#### [Set task]
Show only lines that include "image".

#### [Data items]

"""

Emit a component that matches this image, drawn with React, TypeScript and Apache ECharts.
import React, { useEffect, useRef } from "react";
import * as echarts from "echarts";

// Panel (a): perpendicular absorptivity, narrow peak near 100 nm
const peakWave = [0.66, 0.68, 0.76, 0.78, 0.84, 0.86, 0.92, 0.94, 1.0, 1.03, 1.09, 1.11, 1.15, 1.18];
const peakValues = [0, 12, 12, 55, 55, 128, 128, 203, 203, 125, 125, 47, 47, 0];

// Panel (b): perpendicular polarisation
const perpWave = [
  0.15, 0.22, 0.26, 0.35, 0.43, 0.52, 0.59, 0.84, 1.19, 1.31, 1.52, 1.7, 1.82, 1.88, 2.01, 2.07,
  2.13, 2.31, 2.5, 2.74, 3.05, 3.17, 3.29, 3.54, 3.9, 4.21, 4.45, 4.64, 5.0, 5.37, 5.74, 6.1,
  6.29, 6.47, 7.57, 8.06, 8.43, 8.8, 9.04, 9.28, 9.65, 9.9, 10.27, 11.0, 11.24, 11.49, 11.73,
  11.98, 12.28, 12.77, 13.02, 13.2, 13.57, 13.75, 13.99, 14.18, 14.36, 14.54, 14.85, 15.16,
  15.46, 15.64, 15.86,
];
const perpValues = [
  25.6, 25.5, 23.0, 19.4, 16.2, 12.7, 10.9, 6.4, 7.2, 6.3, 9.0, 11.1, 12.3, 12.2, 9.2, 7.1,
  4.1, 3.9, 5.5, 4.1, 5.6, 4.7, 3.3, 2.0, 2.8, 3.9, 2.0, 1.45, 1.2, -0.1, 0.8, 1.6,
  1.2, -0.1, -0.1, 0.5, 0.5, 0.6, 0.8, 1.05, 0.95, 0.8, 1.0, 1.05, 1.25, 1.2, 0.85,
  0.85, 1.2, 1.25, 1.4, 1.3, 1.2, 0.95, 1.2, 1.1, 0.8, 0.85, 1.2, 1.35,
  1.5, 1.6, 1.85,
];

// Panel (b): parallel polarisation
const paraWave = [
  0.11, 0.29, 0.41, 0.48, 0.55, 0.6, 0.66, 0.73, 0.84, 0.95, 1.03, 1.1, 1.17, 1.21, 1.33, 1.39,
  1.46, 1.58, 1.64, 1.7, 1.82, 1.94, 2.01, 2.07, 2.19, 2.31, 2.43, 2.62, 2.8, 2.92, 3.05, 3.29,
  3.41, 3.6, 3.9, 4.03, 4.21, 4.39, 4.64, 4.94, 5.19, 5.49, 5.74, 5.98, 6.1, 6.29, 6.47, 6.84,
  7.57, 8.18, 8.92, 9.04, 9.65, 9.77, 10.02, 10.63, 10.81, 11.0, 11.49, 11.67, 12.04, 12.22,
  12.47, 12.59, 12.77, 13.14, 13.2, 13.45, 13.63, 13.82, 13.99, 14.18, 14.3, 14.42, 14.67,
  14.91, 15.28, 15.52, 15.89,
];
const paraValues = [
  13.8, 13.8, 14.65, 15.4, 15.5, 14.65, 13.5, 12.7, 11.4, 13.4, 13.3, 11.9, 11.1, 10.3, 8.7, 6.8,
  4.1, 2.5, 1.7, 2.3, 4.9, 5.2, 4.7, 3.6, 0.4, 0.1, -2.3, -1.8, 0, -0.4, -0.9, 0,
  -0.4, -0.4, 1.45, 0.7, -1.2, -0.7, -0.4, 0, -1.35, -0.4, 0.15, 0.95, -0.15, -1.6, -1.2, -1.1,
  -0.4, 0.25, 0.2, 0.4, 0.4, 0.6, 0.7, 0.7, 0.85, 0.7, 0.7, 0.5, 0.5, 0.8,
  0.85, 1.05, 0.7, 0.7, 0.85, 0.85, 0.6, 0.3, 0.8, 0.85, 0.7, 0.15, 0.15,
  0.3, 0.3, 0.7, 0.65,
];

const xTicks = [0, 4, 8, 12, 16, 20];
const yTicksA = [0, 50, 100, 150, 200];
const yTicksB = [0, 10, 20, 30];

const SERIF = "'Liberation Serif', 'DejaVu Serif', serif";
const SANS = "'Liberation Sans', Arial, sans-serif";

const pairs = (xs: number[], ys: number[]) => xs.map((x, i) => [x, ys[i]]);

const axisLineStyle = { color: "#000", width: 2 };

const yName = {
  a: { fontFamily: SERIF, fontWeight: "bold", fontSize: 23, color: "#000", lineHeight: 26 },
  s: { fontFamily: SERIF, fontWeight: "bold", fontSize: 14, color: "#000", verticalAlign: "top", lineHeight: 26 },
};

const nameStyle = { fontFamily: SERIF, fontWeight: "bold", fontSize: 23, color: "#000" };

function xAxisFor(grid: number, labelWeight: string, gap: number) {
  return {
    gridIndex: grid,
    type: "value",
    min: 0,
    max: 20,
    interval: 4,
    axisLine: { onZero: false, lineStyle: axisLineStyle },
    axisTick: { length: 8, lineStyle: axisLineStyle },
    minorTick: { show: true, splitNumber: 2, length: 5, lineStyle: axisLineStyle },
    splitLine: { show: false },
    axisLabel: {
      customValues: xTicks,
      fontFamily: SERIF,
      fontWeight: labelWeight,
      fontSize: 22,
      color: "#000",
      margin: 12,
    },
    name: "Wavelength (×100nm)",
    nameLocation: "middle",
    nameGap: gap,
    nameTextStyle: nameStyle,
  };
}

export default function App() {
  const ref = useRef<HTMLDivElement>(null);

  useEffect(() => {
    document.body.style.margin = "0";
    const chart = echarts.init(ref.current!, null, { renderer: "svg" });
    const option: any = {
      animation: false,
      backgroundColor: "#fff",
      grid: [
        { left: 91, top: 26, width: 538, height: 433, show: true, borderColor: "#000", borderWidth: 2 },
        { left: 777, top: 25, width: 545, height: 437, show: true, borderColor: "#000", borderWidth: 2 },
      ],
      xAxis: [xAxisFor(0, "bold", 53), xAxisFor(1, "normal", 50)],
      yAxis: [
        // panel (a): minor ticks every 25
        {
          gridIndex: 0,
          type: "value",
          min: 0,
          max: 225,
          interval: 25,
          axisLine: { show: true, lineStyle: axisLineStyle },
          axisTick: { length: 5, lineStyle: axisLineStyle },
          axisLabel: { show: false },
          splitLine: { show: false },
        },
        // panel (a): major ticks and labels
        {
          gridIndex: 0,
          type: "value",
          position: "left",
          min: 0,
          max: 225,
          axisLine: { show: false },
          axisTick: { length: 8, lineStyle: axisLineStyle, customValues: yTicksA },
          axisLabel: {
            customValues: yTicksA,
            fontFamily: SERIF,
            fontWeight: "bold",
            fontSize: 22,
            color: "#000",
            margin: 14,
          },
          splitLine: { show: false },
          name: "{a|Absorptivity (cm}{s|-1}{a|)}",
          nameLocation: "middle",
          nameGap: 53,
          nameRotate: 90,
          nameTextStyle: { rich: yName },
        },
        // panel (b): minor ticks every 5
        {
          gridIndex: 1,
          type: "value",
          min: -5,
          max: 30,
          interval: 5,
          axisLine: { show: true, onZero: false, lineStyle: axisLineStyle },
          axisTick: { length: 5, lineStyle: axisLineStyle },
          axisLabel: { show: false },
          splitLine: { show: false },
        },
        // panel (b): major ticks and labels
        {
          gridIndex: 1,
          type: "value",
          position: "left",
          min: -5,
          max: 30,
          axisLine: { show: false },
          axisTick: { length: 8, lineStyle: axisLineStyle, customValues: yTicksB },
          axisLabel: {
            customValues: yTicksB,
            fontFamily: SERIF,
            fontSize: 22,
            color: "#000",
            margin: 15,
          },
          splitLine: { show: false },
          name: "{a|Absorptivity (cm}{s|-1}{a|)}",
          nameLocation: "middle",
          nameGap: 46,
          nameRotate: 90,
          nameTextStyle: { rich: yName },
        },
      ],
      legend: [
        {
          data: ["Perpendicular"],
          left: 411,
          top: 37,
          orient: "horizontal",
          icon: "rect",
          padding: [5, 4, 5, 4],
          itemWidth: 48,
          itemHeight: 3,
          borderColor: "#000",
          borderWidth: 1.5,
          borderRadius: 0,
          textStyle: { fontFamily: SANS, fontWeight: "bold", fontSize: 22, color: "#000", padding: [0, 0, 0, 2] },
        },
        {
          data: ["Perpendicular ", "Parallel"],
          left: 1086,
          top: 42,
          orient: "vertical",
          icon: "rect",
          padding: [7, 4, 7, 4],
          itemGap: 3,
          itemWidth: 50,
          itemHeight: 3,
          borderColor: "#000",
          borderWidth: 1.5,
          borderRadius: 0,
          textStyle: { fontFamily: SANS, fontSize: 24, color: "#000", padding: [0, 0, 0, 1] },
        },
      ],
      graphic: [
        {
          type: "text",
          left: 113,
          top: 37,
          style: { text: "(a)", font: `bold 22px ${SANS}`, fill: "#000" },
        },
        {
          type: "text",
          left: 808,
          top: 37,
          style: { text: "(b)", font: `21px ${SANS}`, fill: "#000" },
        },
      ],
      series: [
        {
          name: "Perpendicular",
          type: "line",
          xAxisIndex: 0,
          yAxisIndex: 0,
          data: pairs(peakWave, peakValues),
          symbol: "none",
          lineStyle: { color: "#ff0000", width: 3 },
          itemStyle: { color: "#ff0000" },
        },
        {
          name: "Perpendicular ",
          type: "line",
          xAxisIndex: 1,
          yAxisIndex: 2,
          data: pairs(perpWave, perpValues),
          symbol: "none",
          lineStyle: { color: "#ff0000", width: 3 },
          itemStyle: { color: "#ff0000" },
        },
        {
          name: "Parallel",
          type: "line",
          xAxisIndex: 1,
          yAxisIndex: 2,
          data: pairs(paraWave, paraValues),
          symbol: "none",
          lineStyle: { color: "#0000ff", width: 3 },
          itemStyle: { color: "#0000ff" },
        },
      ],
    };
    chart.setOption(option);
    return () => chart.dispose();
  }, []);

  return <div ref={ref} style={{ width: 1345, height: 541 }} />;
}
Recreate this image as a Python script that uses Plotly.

"""

#### [Exercise response]
Emit a component that matches this image, drawn with React, TypeScript and Apache ECharts.
Recreate this image as a Python script that uses Plotly.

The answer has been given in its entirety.